**Aim of the exercise:** Consider the listing below. Extract exactly the lines from the line containing "Clone this chart in seaborn and matplotlib." to the line containing "from matplotlib.colors import to_rgb", both included.
::: Data section
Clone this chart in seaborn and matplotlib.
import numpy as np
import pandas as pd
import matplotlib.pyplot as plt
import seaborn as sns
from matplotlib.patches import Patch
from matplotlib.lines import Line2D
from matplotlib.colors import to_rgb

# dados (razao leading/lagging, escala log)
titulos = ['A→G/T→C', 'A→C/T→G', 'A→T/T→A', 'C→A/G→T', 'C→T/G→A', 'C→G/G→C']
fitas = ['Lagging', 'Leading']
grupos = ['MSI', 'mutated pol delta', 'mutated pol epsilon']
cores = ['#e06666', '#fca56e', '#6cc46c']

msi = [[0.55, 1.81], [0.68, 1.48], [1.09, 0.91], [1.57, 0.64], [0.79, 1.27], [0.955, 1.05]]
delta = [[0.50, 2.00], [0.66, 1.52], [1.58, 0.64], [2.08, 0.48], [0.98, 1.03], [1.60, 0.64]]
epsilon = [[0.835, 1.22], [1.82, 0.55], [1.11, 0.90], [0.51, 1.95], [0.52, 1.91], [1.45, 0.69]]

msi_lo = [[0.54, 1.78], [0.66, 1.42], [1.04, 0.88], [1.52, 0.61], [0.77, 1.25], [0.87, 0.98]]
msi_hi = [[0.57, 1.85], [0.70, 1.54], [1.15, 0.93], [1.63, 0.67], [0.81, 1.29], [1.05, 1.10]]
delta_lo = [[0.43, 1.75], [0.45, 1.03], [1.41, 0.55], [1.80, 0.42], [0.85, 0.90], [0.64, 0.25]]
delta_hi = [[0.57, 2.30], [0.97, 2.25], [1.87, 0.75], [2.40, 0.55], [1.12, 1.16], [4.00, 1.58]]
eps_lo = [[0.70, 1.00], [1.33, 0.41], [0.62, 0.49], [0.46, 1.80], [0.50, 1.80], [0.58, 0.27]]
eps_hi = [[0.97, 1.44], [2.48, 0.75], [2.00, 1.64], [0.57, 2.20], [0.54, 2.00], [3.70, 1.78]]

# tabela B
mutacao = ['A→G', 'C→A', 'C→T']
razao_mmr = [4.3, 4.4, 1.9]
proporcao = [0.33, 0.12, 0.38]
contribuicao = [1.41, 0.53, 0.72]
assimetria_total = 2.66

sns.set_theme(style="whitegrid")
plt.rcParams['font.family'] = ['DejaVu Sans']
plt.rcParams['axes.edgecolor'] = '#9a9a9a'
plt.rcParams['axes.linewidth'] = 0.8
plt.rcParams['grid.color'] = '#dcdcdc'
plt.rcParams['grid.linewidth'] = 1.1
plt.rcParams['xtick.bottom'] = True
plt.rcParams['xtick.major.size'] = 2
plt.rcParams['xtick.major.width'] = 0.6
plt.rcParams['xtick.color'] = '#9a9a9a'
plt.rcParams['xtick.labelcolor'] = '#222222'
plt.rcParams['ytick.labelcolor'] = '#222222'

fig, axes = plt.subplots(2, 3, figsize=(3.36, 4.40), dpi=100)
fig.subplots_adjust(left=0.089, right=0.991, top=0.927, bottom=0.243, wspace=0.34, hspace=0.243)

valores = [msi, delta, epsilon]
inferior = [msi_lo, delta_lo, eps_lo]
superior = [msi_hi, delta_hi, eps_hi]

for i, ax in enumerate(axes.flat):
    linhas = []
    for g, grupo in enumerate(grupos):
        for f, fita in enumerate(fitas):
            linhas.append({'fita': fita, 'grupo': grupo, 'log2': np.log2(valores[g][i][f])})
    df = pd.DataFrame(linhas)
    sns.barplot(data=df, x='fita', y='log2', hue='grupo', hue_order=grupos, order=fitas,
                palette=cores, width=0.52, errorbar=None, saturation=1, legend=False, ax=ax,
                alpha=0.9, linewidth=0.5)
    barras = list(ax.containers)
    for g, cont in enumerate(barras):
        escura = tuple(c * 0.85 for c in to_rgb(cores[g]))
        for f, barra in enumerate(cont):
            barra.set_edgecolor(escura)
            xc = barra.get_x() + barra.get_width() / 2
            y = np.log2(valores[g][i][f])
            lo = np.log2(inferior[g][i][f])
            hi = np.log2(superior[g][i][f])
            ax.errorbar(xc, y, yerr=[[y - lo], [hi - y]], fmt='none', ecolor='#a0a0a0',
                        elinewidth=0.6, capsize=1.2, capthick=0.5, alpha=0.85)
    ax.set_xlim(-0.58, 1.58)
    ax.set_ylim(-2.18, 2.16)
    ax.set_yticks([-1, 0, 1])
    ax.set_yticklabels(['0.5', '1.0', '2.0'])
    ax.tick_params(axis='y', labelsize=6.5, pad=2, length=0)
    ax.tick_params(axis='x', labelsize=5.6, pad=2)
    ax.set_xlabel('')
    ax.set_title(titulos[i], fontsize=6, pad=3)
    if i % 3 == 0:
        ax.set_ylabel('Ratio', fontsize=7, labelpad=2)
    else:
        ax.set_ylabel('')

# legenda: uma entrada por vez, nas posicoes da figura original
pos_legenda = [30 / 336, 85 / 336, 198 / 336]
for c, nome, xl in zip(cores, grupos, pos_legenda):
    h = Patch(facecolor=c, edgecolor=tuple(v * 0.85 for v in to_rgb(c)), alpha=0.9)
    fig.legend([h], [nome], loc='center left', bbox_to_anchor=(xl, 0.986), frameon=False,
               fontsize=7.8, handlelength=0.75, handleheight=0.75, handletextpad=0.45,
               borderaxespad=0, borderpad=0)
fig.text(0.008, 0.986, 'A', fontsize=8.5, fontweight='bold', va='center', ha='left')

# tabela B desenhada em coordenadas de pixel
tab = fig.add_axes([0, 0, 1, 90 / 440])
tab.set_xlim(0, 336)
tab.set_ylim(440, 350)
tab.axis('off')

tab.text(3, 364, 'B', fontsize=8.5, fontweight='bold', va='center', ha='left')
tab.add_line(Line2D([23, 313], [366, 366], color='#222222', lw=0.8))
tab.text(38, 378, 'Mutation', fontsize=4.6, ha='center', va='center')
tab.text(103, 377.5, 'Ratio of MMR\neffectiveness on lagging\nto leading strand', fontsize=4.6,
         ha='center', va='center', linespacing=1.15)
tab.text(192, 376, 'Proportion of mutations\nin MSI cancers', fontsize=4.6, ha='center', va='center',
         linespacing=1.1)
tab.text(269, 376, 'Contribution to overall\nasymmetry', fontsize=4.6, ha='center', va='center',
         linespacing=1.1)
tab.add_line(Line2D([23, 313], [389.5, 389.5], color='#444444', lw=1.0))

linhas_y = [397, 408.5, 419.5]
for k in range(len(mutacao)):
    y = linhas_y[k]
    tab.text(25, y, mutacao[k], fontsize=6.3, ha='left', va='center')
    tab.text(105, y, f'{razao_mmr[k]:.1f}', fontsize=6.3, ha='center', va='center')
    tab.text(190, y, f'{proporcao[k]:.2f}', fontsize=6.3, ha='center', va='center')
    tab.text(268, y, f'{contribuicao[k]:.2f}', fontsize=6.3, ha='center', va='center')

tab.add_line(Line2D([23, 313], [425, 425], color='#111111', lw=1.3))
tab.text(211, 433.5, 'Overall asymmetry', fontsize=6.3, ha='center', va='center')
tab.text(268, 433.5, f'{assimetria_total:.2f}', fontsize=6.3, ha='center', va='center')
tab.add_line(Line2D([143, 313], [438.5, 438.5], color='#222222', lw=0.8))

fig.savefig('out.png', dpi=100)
::::::
::: Data section
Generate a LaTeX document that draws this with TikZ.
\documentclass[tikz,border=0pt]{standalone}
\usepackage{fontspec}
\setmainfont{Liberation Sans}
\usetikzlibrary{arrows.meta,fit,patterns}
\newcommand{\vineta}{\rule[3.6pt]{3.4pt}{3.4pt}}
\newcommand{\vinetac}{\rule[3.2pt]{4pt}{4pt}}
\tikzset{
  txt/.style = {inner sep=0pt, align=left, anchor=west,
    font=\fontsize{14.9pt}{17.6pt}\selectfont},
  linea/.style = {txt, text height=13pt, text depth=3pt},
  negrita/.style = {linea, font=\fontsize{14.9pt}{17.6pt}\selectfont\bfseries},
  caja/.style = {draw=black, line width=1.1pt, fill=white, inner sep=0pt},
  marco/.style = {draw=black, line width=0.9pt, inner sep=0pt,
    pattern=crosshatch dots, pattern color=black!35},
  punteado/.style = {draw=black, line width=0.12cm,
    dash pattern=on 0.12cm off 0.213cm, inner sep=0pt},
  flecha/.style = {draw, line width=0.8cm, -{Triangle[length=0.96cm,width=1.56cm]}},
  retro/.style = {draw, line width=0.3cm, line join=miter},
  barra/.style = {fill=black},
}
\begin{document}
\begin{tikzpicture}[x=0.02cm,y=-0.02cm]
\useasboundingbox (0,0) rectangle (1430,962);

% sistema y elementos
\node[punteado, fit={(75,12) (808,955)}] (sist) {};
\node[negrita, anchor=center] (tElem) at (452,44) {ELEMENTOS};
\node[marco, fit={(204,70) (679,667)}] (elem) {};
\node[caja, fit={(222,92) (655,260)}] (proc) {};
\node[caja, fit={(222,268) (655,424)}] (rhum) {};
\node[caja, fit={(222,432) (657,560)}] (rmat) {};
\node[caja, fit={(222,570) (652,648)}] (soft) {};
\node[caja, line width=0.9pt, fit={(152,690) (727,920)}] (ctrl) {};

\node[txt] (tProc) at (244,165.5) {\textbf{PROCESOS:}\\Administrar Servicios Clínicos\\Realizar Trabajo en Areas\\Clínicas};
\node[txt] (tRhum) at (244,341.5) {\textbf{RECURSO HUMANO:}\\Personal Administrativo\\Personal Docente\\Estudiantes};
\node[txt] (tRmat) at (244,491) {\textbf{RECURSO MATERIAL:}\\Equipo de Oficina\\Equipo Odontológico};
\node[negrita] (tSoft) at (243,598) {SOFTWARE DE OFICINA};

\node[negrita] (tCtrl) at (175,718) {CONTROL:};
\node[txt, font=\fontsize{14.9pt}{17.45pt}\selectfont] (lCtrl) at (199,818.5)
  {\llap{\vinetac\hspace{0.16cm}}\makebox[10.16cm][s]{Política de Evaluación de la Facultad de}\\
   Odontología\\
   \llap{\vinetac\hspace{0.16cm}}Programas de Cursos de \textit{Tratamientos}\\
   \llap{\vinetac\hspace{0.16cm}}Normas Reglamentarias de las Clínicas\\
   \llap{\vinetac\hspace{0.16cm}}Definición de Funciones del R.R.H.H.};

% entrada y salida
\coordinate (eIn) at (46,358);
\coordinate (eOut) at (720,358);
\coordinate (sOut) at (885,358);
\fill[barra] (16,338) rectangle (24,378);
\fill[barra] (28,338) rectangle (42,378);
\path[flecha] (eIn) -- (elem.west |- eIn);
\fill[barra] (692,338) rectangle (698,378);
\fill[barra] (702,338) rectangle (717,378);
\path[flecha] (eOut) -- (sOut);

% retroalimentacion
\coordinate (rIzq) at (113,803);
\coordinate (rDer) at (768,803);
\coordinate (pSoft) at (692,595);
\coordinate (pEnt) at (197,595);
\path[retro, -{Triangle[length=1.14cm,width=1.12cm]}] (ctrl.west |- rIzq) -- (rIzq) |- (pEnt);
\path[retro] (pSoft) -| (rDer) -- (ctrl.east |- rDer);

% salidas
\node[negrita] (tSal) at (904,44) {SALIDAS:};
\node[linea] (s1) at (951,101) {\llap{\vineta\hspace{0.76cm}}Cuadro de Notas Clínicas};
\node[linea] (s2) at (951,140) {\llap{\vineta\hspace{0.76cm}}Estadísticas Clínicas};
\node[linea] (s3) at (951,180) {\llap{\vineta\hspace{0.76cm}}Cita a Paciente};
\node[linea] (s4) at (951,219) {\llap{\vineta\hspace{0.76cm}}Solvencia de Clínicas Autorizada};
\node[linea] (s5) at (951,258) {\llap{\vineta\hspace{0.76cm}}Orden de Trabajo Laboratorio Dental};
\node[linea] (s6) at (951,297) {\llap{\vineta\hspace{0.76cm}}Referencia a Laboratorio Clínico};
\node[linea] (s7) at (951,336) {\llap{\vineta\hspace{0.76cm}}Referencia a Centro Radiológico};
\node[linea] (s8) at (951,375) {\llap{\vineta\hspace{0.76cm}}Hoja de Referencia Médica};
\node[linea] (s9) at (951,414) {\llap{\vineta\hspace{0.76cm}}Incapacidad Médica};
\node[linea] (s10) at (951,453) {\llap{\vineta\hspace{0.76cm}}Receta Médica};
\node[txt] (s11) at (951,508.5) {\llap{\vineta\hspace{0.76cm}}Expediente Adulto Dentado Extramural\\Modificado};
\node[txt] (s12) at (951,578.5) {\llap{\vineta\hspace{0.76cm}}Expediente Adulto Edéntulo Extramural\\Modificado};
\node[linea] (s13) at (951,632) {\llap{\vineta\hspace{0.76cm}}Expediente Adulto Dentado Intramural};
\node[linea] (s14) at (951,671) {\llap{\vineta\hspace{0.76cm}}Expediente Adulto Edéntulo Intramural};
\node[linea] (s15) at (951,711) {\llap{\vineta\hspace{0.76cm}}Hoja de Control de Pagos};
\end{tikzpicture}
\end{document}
::::::
**Response to this task:**
Clone this chart in seaborn and matplotlib.
import numpy as np
import pandas as pd
import matplotlib.pyplot as plt
import seaborn as sns
from matplotlib.patches import Patch
from matplotlib.lines import Line2D
from matplotlib.colors import to_rgb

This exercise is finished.